The ./deploy.sh script automatically handles Lakebase setup:

  • Creates Lakebase project
  • Configures permissions
  • Connects the app

Alternative: If you decline Lakebase, the app uses SQLite (ephemeral - data lost on restart).

Configuration Variables

All configuration is in bundle-vars.yml.

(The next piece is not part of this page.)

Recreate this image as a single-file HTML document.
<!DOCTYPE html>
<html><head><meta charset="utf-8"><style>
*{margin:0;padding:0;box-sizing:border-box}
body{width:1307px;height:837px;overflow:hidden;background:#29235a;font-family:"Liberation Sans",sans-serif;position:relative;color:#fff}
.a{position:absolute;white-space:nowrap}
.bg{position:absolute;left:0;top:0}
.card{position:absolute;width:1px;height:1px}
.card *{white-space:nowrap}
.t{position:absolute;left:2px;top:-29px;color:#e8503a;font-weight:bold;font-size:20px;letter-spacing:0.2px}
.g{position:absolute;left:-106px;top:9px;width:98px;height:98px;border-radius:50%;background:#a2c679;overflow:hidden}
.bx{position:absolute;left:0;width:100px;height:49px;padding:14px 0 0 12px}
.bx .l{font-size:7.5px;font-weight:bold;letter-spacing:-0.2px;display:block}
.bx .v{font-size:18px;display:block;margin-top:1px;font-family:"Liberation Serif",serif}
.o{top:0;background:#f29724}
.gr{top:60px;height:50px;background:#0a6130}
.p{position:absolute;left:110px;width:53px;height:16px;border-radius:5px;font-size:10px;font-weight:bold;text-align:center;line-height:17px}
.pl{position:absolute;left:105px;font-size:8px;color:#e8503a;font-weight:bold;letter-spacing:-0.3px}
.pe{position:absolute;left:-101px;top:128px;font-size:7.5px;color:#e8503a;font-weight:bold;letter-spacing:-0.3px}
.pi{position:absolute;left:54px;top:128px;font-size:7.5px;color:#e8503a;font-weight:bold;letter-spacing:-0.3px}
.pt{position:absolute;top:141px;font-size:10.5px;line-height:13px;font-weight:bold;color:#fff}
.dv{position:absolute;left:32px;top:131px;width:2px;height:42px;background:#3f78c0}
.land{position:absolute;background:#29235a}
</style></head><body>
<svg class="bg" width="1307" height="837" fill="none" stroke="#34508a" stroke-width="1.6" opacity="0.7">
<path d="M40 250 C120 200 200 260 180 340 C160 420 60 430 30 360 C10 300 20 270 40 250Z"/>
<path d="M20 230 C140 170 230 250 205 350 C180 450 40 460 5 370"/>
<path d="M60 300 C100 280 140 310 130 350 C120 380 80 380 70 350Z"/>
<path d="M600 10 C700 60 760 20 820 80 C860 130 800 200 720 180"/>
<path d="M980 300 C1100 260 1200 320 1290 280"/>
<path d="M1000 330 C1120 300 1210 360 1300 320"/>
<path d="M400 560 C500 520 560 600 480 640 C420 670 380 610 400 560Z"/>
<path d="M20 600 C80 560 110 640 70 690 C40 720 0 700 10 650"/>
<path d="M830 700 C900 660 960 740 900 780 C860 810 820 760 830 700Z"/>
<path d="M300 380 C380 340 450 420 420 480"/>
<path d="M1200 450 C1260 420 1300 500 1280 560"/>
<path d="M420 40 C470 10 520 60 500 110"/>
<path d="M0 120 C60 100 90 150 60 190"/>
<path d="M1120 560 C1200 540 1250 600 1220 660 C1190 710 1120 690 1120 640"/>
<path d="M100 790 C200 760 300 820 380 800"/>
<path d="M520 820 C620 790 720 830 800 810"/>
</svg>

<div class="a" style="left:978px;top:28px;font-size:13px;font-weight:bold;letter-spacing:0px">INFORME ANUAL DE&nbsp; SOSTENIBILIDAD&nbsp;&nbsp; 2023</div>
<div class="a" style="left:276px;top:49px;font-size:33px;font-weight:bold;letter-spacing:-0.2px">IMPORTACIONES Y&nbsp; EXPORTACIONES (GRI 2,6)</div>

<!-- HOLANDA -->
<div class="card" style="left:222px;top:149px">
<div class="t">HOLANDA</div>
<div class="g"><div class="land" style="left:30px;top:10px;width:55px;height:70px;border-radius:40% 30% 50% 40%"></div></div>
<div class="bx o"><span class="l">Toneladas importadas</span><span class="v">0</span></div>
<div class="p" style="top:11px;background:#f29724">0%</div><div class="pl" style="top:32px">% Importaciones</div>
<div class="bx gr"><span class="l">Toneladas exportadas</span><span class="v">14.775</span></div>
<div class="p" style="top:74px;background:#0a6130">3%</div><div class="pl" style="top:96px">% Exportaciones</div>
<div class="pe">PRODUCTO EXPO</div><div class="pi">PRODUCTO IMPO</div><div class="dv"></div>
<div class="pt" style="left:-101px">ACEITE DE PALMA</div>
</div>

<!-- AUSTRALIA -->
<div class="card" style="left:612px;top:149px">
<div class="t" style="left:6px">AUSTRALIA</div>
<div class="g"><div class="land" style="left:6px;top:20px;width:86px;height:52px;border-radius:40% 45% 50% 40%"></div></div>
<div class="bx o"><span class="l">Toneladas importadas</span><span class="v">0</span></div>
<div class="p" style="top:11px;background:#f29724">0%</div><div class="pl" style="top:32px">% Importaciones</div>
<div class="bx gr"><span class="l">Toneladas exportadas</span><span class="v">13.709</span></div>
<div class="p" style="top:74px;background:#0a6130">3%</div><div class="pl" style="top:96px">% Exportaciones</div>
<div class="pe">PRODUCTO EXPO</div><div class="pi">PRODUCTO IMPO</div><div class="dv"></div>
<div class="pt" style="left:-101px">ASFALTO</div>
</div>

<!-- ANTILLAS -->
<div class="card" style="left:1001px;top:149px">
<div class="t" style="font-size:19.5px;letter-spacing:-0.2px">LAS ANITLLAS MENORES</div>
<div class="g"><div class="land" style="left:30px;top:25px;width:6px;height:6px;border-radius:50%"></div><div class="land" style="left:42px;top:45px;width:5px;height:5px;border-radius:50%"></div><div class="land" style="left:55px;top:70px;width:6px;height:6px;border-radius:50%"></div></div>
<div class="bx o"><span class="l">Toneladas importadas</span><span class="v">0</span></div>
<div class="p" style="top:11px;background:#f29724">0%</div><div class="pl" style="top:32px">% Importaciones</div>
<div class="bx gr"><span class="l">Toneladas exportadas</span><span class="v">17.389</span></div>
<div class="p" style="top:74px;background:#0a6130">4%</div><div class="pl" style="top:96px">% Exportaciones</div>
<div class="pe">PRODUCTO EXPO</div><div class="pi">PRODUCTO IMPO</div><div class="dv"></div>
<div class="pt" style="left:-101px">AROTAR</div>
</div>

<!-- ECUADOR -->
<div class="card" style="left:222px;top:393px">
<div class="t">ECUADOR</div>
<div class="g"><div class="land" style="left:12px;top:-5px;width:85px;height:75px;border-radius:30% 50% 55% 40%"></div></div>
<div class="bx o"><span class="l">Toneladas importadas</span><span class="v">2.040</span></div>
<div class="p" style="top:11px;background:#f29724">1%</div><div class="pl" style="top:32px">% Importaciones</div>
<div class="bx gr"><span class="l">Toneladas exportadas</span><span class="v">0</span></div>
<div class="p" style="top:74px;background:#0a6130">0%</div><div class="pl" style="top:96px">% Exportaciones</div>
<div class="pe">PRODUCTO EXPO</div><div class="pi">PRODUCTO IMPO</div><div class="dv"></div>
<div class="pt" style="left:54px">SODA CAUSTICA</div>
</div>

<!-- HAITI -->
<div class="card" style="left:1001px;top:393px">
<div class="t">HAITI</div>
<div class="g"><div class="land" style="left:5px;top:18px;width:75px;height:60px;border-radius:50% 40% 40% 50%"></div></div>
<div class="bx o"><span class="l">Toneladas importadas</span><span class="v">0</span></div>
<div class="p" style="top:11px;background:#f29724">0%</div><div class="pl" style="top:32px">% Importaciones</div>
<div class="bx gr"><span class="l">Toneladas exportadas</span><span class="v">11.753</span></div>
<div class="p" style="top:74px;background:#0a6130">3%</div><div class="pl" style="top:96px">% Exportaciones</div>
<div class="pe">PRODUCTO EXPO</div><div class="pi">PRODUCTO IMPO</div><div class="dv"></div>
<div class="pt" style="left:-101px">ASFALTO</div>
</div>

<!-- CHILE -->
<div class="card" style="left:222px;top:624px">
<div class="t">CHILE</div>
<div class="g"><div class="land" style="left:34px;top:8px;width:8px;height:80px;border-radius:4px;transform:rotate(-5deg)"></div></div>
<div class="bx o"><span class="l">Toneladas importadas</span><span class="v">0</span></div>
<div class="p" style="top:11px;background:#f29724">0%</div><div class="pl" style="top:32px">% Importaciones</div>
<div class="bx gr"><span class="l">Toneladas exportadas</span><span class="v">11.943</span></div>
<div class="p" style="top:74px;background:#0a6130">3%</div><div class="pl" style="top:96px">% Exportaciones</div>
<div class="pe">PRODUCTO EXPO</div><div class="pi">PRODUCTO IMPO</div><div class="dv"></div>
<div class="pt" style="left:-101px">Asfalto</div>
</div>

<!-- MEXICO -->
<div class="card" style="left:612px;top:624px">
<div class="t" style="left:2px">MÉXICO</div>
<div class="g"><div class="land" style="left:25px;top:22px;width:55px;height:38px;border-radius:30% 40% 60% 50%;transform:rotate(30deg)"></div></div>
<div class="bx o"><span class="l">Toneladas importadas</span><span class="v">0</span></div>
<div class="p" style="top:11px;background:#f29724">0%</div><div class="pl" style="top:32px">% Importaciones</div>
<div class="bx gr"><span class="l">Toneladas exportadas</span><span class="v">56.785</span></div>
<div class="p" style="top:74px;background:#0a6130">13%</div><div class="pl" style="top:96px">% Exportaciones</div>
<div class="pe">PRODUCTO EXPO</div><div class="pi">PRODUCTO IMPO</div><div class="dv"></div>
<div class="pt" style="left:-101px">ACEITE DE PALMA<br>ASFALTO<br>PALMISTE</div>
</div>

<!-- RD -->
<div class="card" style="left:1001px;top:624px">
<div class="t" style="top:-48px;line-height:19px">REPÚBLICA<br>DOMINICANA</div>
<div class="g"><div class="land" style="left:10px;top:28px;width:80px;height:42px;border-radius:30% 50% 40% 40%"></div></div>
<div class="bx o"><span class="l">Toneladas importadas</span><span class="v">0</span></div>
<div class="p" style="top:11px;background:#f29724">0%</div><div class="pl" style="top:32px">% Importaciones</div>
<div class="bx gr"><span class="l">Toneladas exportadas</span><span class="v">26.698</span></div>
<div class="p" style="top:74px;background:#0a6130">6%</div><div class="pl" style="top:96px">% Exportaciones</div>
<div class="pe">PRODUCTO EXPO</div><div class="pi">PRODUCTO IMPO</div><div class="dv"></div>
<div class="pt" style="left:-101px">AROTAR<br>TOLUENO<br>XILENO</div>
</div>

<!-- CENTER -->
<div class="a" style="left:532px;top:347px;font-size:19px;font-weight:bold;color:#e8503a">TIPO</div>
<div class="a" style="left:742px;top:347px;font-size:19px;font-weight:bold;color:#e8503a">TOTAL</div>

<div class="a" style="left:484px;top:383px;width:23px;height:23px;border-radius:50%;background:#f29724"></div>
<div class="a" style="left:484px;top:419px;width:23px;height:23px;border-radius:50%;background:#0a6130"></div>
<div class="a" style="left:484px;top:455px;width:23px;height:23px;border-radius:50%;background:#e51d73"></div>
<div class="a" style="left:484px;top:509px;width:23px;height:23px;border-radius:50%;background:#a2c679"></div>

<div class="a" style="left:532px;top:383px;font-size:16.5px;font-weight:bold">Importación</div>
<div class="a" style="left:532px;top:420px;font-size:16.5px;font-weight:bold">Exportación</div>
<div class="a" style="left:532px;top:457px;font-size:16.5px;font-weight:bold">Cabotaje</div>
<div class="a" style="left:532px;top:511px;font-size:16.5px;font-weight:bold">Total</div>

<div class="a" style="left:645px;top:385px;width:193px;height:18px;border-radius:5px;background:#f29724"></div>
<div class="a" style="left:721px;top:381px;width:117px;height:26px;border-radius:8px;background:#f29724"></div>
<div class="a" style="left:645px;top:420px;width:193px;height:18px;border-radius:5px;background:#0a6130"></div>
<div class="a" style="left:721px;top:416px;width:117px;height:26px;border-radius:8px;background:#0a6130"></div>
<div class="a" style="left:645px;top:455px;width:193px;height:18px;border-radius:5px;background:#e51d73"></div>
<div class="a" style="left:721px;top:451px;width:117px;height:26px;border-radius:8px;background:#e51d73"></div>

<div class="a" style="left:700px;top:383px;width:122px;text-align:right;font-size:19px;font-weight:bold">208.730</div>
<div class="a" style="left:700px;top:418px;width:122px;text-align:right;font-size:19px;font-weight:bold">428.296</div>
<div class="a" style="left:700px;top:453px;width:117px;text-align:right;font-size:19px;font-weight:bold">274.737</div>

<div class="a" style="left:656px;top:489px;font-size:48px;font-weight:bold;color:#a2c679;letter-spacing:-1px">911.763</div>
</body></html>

See the Quick Start (Step 2) for required values.

Core settings:

  • run_mode: development (default, no auth) or production
  • organization: Your organization name
  • username: Default username (development mode only)
  • Java services: AWS credentials provided by Prometheux (see Quick Start Step 2)

Architecture

Application Components

┌─────────────────────────────────────────────────────────────────────────┐
│ PROMETHEUX DATABRICKS APP │
(Databricks Apps Container)
├─────────────────────────────────────────────────────────────────────────┤
│ │
│ User Browser │
│ │ │
│ ├──────────> Node.js Proxy (Port 8000)
│ │ │
│ ├── /api/* ──> FastAPI Backend │
│ │ │ │
│ │ ├─> Data Manager │
│ │ │ (Java service)
│ │ │ │
│ │ ├─> Vadalog Parser │
│ │ │ (Java service)
│ │ │ │
│ │ └─> Lakebase │
│ │ (PostgreSQL)
│ │ │
│ └── /* ──> React Frontend │
(Static files)
│ │
└─────────────────────────────────────────────────────────────────────────┘

│ Authentication:
│ • Bearer Token (from frontend)
│ • OAuth2 M2M
│ • User-to-Machine (U2M)
│ • Personal Access Token (PAT)
│ • Or default Databricks App credentials


┌──────────────────────────────────────────────────────────────────────┐
│ DATABRICKS WORKSPACE ENVIRONMENT │
├──────────────────────────────────────────────────────────────────────┤
│ │
│ ┌────────────────────────────────────────────────────────────────┐ │
│ │ DATABRICKS COMPUTE (Spark Clusters) │ │
│ │ │ │
│ │ ┌────────────────────────────────────────────────────────┐ │ │
│ │ │ Prometheux Engine (PX JAR) │ │ │
│ │ │ • Installed via Libraries API │ │ │
│ │ │ • Graph Analytics │ │ │
│ │ │ • ETL Processing │ │ │
│ │ │ • Data Processing │ │ │
│ │ └────────────────────────────────────────────────────────┘ │ │
│ │ ▲ │ │
│ │ │ Jobs Submit API │ │
│ │ │ (Vadalog execution) │ │
│ └──────────────────────────┼─────────────────────────────────────┘ │
│ │ │
│ │ Spark Connect API │
│ │ (Get Results)
│ │ │
│ ┌──────────────────────────┴─────────────────────────────────────┐ │
│ │ UNITY CATALOG │ │
│ │ • Volumes (Uploaded JARs) │ │
│ │ • Tables (Input/Output) │ │
│ └────────────────────────────────────────────────────────────────┘ │
│ │
└──────────────────────────────────────────────────────────────────────┘

Authentication Flow:

  1. Frontend passes auth token to Backend
  2. Backend authenticates with Databricks using:
    • User's Bearer Token (U2M)
    • OAuth2 M2M credentials
    • Personal Access Token (PAT)
    • Or default App credentials
  3. Backend submits Vadalog jobs to Prometheux Engine on cluster
  4. Results retrieved via Spark Connect API

Key Components

Databricks App Container:

  • React Frontend: Modern UI for ontology management and data exploration
  • FastAPI Backend: Python API handling business logic
  • Node.js Proxy: Single entry point, routes requests to frontend/backend
  • Data Manager: Advanced data processing (Java service)
  • Vadalog Parser: Logic program validation (Java service)
  • Lakebase: Persistent PostgreSQL storage for user data

Databricks Workspace:

  • Prometheux Engine: Full reasoning engine (separate installation on cluster)
  • Unity Catalog: Data and library storage
  • Spark Clusters: Compute resources for engine execution

Updating

To update to a new version:

cd prometheux-databricks-app
git pull
databricks bundle deploy --var-file bundle-vars.yml
databricks bundle run prometheux

Your bundle-vars.yml configuration will be preserved.

Troubleshooting

Check App Logs

databricks apps logs prometheux

Check App Status

databricks apps get prometheux

Common Issues

  • App won't start: Check that all S3 credentials are correct and buckets are accessible
  • 404 errors: Ensure the app has finished starting (can take 2-3 minutes)
  • Java services not running: Check that JAR files exist in S3 at the specified paths

Development Mode

The default run_mode: development bypasses JWT authentication for easier testing. For production, set run_mode: production in your bundle-vars.yml.